В те времена во Владивостоке были музыкальный и драматический театры, театральное училище. Несколько кинотеатров. Краеведческий музей очень интересный — его собирали все 100 лет, что существовал Владивосток. Это возле кинотеатра „Комсомолец“, на спуске к Штабу Тихоокеанского флота. Еще музей художественный, но там были очень средненькие работы, скажем так: художник Черкасов, „почти Шагал“. Помещичьих усадеб на Дальнем Востоке не было, поэтому картин взять было неоткуда».
Ю. П. Баденков тоже поселился в центре Владивостока, недалеко от ТИГа: «Мы жили с Вячеславом Георгиевичем Коноваленко буквально соседями по дому, квартира была с шикарным видом на бухту Золотой Рог, на улице Геологов, сейчас она называется прапорщика Комарова».
В. Я. Сергин вспоминает: «Я получил прекрасную трехкомнатную квартиру. Сразу. Я же приглашенный ученый! Человек Президиума Академии наук. Из группы ученых, которая приехала все организовывать. И я ни в чем не терпел никакого ущерба. Прекрасная зарплата, с дальневосточной надбавкой получалось рублей 600. При тех ценах, которые тогда были, это очень большие деньги!»

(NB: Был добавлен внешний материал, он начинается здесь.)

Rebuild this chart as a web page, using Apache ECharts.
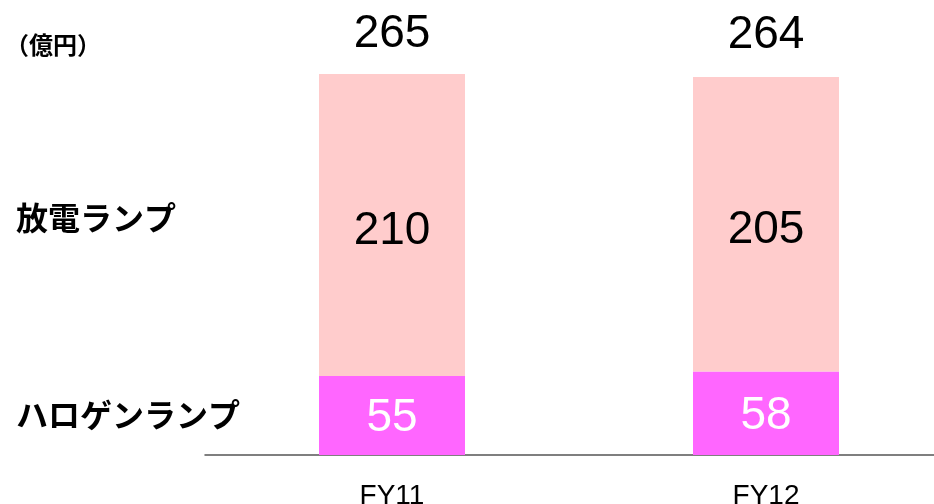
<!DOCTYPE html>
<html>
<head>
<meta charset="utf-8">
<script src="https://cdn.jsdelivr.net/npm/echarts@6/dist/echarts.min.js"></script>
<style>
  html, body { margin: 0; padding: 0; background: #fff; }
  #main { width: 934px; height: 504px; }
</style>
</head>
<body>
<div id="main"></div>
<script>
// データ
const categories = ['FY11', 'FY12'];
const halogen = [55, 58];
const discharge = [210, 205];
const totals = [265, 264];

const chart = echarts.init(document.getElementById('main'));
const numFont = '"Liberation Sans", Arial, sans-serif';
const jpFont = '"Noto Sans CJK JP", sans-serif';

var option = {
  animation: false,
  grid: {
    left: 205,
    width: 748,
    top: 74,
    bottom: 49,
    outerBoundsMode: 'none'
  },
  xAxis: {
    type: 'category',
    data: categories,
    axisTick: { show: false },
    axisLine: { lineStyle: { color: '#555555', width: 1.5 } },
    axisLabel: {
      color: '#000',
      fontSize: 28,
      fontFamily: numFont,
      margin: 27
    }
  },
  yAxis: {
    type: 'value',
    min: 0,
    max: 265,
    show: false
  },
  // 左のラベル
  graphic: [
    {
      type: 'text', left: 5, top: 33,
      style: { text: '（億円）', fontSize: 24, fontWeight: 'bold', fontFamily: jpFont, fill: '#000' }
    },
    {
      type: 'text', left: 16, top: 202,
      style: { text: '放電ランプ', fontSize: 32, fontWeight: 'bold', fontFamily: jpFont, fill: '#000' }
    },
    {
      type: 'text', left: 16, top: 399,
      style: { text: 'ハロゲンランプ', fontSize: 32, fontWeight: 'bold', fontFamily: jpFont, fill: '#000' }
    }
  ],
  series: [
    {
      name: 'ハロゲンランプ',
      type: 'bar',
      stack: 'total',
      barWidth: 146,
      itemStyle: { color: '#FF66FF' },
      label: {
        show: true,
        position: 'inside',
        offset: [0, 3],
        color: '#fff',
        fontSize: 46,
        fontFamily: numFont
      },
      data: halogen
    },
    {
      name: '放電ランプ',
      type: 'bar',
      stack: 'total',
      barWidth: 146,
      itemStyle: { color: '#FFCCCC' },
      label: {
        show: true,
        position: 'inside',
        offset: [0, 6],
        color: '#000',
        fontSize: 46,
        fontFamily: numFont
      },
      data: discharge
    },
    // 合計
    {
      name: '合計',
      type: 'scatter',
      symbolSize: 0,
      itemStyle: { opacity: 1 },
      label: {
        show: true,
        position: 'top',
        distance: 17,
        color: '#000',
        fontSize: 46,
        fontFamily: numFont,
        formatter: function (p) {
          return totals[p.dataIndex];
        }
      },
      data: totals
    }
  ]
};

chart.setOption(option);
</script>
</body>
</html>
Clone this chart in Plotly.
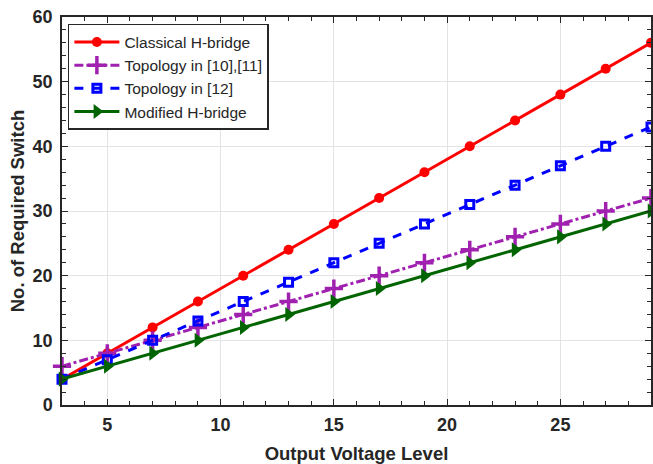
import plotly.graph_objects as go

levels = [3, 5, 7, 9, 11, 13, 15, 17, 19, 21, 23, 25, 27, 29]
classical = [4, 8, 12, 16, 20, 24, 28, 32, 36, 40, 44, 48, 52, 56]
topo_10_11 = [6, 8, 10, 12, 14, 16, 18, 20, 22, 24, 26, 28, 30, 32]
topo_12 = [4, 7, 10, 13, 16, 19, 22, 25, 28, 31, 34, 37, 40, 43]
modified = [4, 6, 8, 10, 12, 14, 16, 18, 20, 22, 24, 26, 28, 30]

FONT = "Liberation Sans, Arial, sans-serif"
INK = "#262626"

fig = go.Figure()
fig.add_trace(go.Scatter(x=levels, y=classical, name="Classical H-bridge", mode="lines+markers",
                         line=dict(color="#FF0000", width=3), cliponaxis=False,
                         marker=dict(symbol="circle", size=10, color="#FF0000")))
fig.add_trace(go.Scatter(x=levels, y=topo_10_11, name="Topology in [10],[11]", mode="lines+markers",
                         line=dict(color="#A020B0", width=3, dash="dashdot"), cliponaxis=False,
                         marker=dict(symbol="cross-thin", size=13, line=dict(color="#A020B0", width=3.5))))
fig.add_trace(go.Scatter(x=levels, y=topo_12, name="Topology in [12]", mode="lines+markers",
                         line=dict(color="#0000FF", width=3, dash="dash"), cliponaxis=False,
                         marker=dict(symbol="square-open", size=8, color="#0000FF", line=dict(width=3))))
fig.add_trace(go.Scatter(x=levels, y=modified, name="Modified H-bridge", mode="lines+markers",
                         line=dict(color="#006400", width=3), cliponaxis=False,
                         marker=dict(symbol="triangle-right", size=13, color="#006400")))

axis_common = dict(showline=True, linecolor=INK, linewidth=1.5, mirror="allticks",
                   ticks="inside", ticklen=6, tickwidth=1.3, tickcolor=INK,
                   showgrid=True, gridcolor="#E3E3E3", gridwidth=1.2, zeroline=False,
                   automargin=False, ticklabeloverflow="allow",
                   tickfont=dict(family=FONT, size=18, color=INK, weight="bold"))

fig.update_xaxes(range=[3, 29], tick0=0, dtick=5, ticklabelstandoff=3,
                 minor=dict(dtick=1, ticks="inside", ticklen=4, tickcolor=INK, showgrid=False),
                 title=dict(text="Output Voltage Level", font=dict(family=FONT, size=18.5, color=INK, weight="bold"),
                            standoff=15),
                 **axis_common)
fig.update_yaxes(range=[0, 60], tick0=0, dtick=10, ticklabelstandoff=4,
                 minor=dict(dtick=2, ticks="inside", ticklen=4, tickcolor=INK, showgrid=False),
                 title=dict(text="No. of Required Switch", font=dict(family=FONT, size=18.5, color=INK, weight="bold"),
                            standoff=3),
                 **axis_common)

fig.update_layout(
    width=653, height=464,
    margin=dict(l=62, r=2, t=17, b=59),
    paper_bgcolor="white", plot_bgcolor="white",
    legend=dict(x=0.01, y=0.982, xanchor="left", yanchor="top",
                bgcolor="white", bordercolor=INK, borderwidth=1.5,
                font=dict(family=FONT, size=15.5, color=INK),
                tracegroupgap=0, itemwidth=45),
    showlegend=True,
)

fig.write_html("out.html", config={"displayModeBar": False},
               post_script="document.body.style.margin='0';")
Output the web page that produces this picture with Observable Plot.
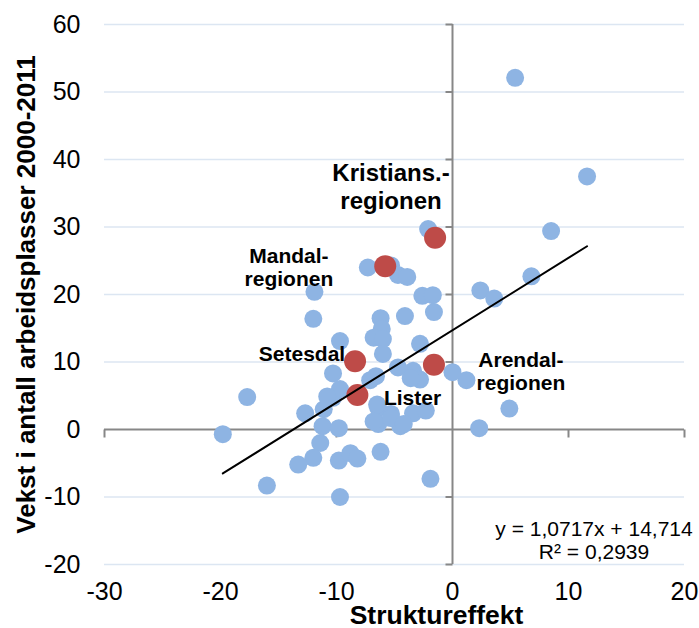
<!DOCTYPE html>
<html>
<head>
<meta charset="utf-8">
<script src="https://cdn.jsdelivr.net/npm/d3@7"></script>
<script src="https://cdn.jsdelivr.net/npm/@observablehq/plot@0.6"></script>
<style>
  html, body { margin: 0; padding: 0; background: #fff; }
</style>
</head>
<body>
<div id="chart"></div>
<script>
// Blue points (other regions): Struktureffekt (x), Vekst (y)
const blueX = [5.4, 11.6, 8.5, 6.8, 2.4, 3.6, 1.2, 4.9, 2.3, 0.0,
  -2.1, -7.3, -5.3, -4.7, -3.9, -2.6, -1.7, -1.6, -11.9, -12.0,
  -9.7, -6.2, -6.1, -6.8, -6.0, -4.1, -2.8, -6.0, -10.3, -7.1,
  -4.7, -3.4, -2.8, -10.3, -9.7, -12.7, -11.1, -6.4, -5.3, -6.4,
  -4.5, -3.4, -2.3, -11.2, -9.8, -11.4, -12.0, -13.3, -9.8, -8.8,
  -8.2, -6.2, -1.9, -9.7, -17.7, -19.8, -16.0, -6.5, -5.3, -4.2,
  -6.8, -3.6, -10.8, -6.6];
const blueY = [52.1, 37.5, 29.4, 22.7, 20.6, 19.4, 7.3, 3.1, 0.2, 8.5,
  29.7, 24.0, 24.3, 22.9, 22.6, 19.8, 19.9, 17.4, 20.4, 16.4,
  13.1, 16.5, 14.9, 13.6, 13.4, 16.8, 12.7, 11.2, 8.3, 7.3,
  9.2, 8.7, 7.4, 4.7, 6.0, 2.4, 3.0, 3.2, 2.3, 0.8,
  0.5, 2.4, 2.8, 0.5, 0.2, -2.0, -4.2, -5.2, -4.6, -3.5,
  -4.3, -3.3, -7.3, -10.0, 4.8, -0.7, -8.3, 3.7, 1.7, 0.8,
  1.2, 7.6, 4.9, 7.9];

// Red points (Agder regions)
const redNames = ["Kristians.-regionen", "Mandalregionen", "Setesdal", "Lister", "Arendalregionen"];
const redX = [-1.5, -5.8, -8.4, -8.2, -1.6];
const redY = [28.4, 24.2, 10.1, 5.1, 9.6];

// Annotation labels
const labelText = ["Kristians.-\nregionen", "Mandal-\nregionen", "Setesdal", "Lister", "Arendal-\nregionen"];
const labelX = [-5.3, -14.1, -9.25, -3.45, 5.9];
const labelY = [36.1, 24.1, 11.3, 4.7, 8.7];
const labelAnchor = ["middle", "middle", "end", "middle", "middle"];
const labelSize = [24, 21, 21, 21, 21];

// Trend line (from the chart's equation)
const slope = 1.0717;
const intercept = 14.714;
const equationText = "y = 1,0717x + 14,714\nR² = 0,2939";
const equationX = 12.2;
const equationY = -16.4;

// Axes
const xTicks = [-30, -20, -10, 0, 10, 20];
const yTicks = [-20, -10, 0, 10, 20, 30, 40, 50, 60];
const xTitle = "Struktureffekt";
const yTitle = "Vekst i antall arbeidsplasser 2000-2011";

const blue = blueX.map((x, i) => ({x, y: blueY[i]}));
const red = redX.map((x, i) => ({name: redNames[i], x, y: redY[i]}));
const labels = labelText.map((t, i) => ({t, x: labelX[i], y: labelY[i], a: labelAnchor[i], s: labelSize[i]}));
const allX = blueX.concat(redX);
const trend = d3.extent(allX).map(x => ({x, y: slope * x + intercept}));

const gray = "#878787";
const gridColor = "#DCE6F2";
const tickLeft = {draw(ctx) { ctx.moveTo(-7, 0); ctx.lineTo(0, 0); }};
const tickDown = {draw(ctx) { ctx.moveTo(0, 0); ctx.lineTo(0, 8); }};
const fmt = d => String(d);

const labelMarks = labels.map(l => Plot.text([l], {
  x: "x", y: "y", text: "t", textAnchor: l.a, fontSize: l.s,
  fontWeight: "bold", lineHeight: l.s > 22 ? 1.17 : 1.12, fill: "#000"
}));

const chart = Plot.plot({
  width: 699,
  height: 628,
  marginLeft: 104,
  marginRight: 15,
  marginTop: 24,
  marginBottom: 64,
  style: {fontFamily: "'Liberation Sans', Arial, sans-serif", background: "#fff", color: "#000"},
  x: {domain: [-30, 20]},
  y: {domain: [-20, 60]},
  marks: [
    Plot.ruleY(yTicks.filter(d => d !== 0), {stroke: gridColor, strokeWidth: 1.6}),
    Plot.ruleX([0], {stroke: gray, strokeWidth: 2}),
    Plot.ruleY([0], {stroke: gray, strokeWidth: 2}),
    Plot.dot(yTicks.filter(d => d !== 0), {x: () => 0, y: d => d, symbol: tickLeft, fill: "none", stroke: gray, strokeWidth: 2}),
    Plot.dot(xTicks.filter(d => d !== 0), {x: d => d, y: () => 0, symbol: tickDown, fill: "none", stroke: gray, strokeWidth: 2}),
    Plot.axisY(yTicks, {anchor: "left", tickSize: 0, tickPadding: 24, fontSize: 25, tickFormat: fmt, label: null}),
    Plot.axisX(xTicks, {anchor: "bottom", tickSize: 0, tickPadding: 18, fontSize: 25, tickFormat: fmt, label: null}),
    Plot.dot(blue, {x: "x", y: "y", r: 9, fill: "#8EB4E3"}),
    Plot.dot(red, {x: "x", y: "y", r: 11, fill: "#BE4B48"}),
    Plot.line(trend, {x: "x", y: "y", stroke: "#000", strokeWidth: 2}),
    ...labelMarks,
    Plot.text([equationText], {x: () => equationX, y: () => equationY, text: d => d, fontSize: 21, lineHeight: 1.1, fill: "#000"}),
    Plot.text([xTitle], {frameAnchor: "bottom", text: d => d, dx: 42, dy: 59, fontSize: 26.5, fontWeight: "bold", fill: "#000"}),
    Plot.text([yTitle], {frameAnchor: "left", textAnchor: "middle", text: d => d, rotate: -90, dx: -78, fontSize: 26, fontWeight: "bold", fill: "#000"})
  ]
});
document.getElementById("chart").appendChild(chart);
</script>
</body>
</html>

А вот что рассказывает в своем блоге В. А. Деркачев: «В только что созданном Институте географии доминировали молодые специалисты, прибывшие преимущественно из МГУ и других московских вузов. Поэтому особенно острой была жилищная проблема. В Геологическом институте на 96 нуждающихся сотрудников выделили одну квартиру. Проблема была настолько остра, что прибывших молодых специалистов селили в лаборатории одного из институтов, временно расположенного в здании Президиума ДВНЦ на улице Ленинской. В одном помещении жило несколько мужчин — младших научных сотрудников-холостяков и одна семья с грудным ребенком. Председатель Президиума ДВНЦ Андрей Петрович Капица в своей жизни никогда не сталкивался с жилищным вопросом, возможно, поэтому своевременно не оценил острейшую проблему.
Однажды ночью после очередного застолья физик Фима остался за столом писать стихи, но уснул под тяжестью выпитого. Сигарета выпала на кучу мусора под столом и начался пожар, который удалось потушить всем колхозом. По решению молодых специалистов Фима был показательно выпорот, чтобы не было примера для других писать в пьяном виде по ночам стихи.